DATA:
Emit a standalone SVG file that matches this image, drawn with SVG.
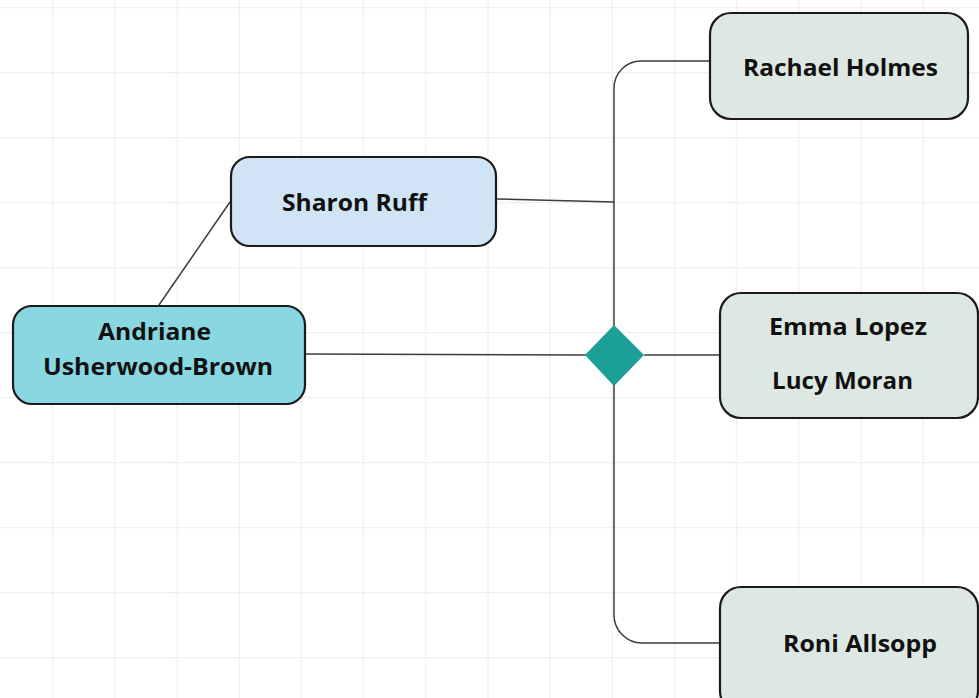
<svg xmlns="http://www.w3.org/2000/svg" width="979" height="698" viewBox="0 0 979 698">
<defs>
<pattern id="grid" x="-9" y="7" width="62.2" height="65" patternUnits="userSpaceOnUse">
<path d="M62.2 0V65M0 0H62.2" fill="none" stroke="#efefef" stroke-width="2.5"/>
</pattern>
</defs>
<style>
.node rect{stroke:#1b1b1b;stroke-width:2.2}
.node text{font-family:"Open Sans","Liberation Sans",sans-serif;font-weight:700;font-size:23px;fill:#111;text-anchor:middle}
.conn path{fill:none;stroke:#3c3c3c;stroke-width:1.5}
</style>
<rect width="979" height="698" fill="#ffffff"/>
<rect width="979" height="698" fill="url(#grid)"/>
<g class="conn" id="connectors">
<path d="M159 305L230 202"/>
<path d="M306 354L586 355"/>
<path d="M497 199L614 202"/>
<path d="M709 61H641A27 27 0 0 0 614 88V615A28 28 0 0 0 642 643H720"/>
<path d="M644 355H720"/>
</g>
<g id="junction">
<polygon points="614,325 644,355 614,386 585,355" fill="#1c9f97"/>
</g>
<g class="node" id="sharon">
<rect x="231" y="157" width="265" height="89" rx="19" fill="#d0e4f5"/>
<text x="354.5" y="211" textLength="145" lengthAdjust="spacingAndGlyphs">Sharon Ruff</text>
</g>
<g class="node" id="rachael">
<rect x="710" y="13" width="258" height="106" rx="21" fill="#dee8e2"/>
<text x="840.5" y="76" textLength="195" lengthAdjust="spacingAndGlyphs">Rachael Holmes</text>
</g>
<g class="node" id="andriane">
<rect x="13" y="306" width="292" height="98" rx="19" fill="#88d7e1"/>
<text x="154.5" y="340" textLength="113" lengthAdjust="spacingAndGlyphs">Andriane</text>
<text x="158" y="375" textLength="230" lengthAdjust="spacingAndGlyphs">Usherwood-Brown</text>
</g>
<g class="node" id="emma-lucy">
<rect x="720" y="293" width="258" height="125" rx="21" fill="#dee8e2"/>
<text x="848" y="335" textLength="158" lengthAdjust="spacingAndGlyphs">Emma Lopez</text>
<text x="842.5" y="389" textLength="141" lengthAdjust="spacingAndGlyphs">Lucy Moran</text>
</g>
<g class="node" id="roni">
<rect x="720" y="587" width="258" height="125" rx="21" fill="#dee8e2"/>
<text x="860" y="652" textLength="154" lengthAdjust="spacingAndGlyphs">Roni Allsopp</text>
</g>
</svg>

WHAT TO DO:
Give an exact reproduction of every line, leaving out any picture.

FINISHED ANSWER:
Emit a standalone SVG file that matches this image, drawn with SVG.
<svg xmlns="http://www.w3.org/2000/svg" width="979" height="698" viewBox="0 0 979 698">
<defs>
<pattern id="grid" x="-9" y="7" width="62.2" height="65" patternUnits="userSpaceOnUse">
<path d="M62.2 0V65M0 0H62.2" fill="none" stroke="#efefef" stroke-width="2.5"/>
</pattern>
</defs>
<style>
.node rect{stroke:#1b1b1b;stroke-width:2.2}
.node text{font-family:"Open Sans","Liberation Sans",sans-serif;font-weight:700;font-size:23px;fill:#111;text-anchor:middle}
.conn path{fill:none;stroke:#3c3c3c;stroke-width:1.5}
</style>
<rect width="979" height="698" fill="#ffffff"/>
<rect width="979" height="698" fill="url(#grid)"/>
<g class="conn" id="connectors">
<path d="M159 305L230 202"/>
<path d="M306 354L586 355"/>
<path d="M497 199L614 202"/>
<path d="M709 61H641A27 27 0 0 0 614 88V615A28 28 0 0 0 642 643H720"/>
<path d="M644 355H720"/>
</g>
<g id="junction">
<polygon points="614,325 644,355 614,386 585,355" fill="#1c9f97"/>
</g>
<g class="node" id="sharon">
<rect x="231" y="157" width="265" height="89" rx="19" fill="#d0e4f5"/>
<text x="354.5" y="211" textLength="145" lengthAdjust="spacingAndGlyphs">Sharon Ruff</text>
</g>
<g class="node" id="rachael">
<rect x="710" y="13" width="258" height="106" rx="21" fill="#dee8e2"/>
<text x="840.5" y="76" textLength="195" lengthAdjust="spacingAndGlyphs">Rachael Holmes</text>
</g>
<g class="node" id="andriane">
<rect x="13" y="306" width="292" height="98" rx="19" fill="#88d7e1"/>
<text x="154.5" y="340" textLength="113" lengthAdjust="spacingAndGlyphs">Andriane</text>
<text x="158" y="375" textLength="230" lengthAdjust="spacingAndGlyphs">Usherwood-Brown</text>
</g>
<g class="node" id="emma-lucy">
<rect x="720" y="293" width="258" height="125" rx="21" fill="#dee8e2"/>
<text x="848" y="335" textLength="158" lengthAdjust="spacingAndGlyphs">Emma Lopez</text>
<text x="842.5" y="389" textLength="141" lengthAdjust="spacingAndGlyphs">Lucy Moran</text>
</g>
<g class="node" id="roni">
<rect x="720" y="587" width="258" height="125" rx="21" fill="#dee8e2"/>
<text x="860" y="652" textLength="154" lengthAdjust="spacingAndGlyphs">Roni Allsopp</text>
</g>
</svg>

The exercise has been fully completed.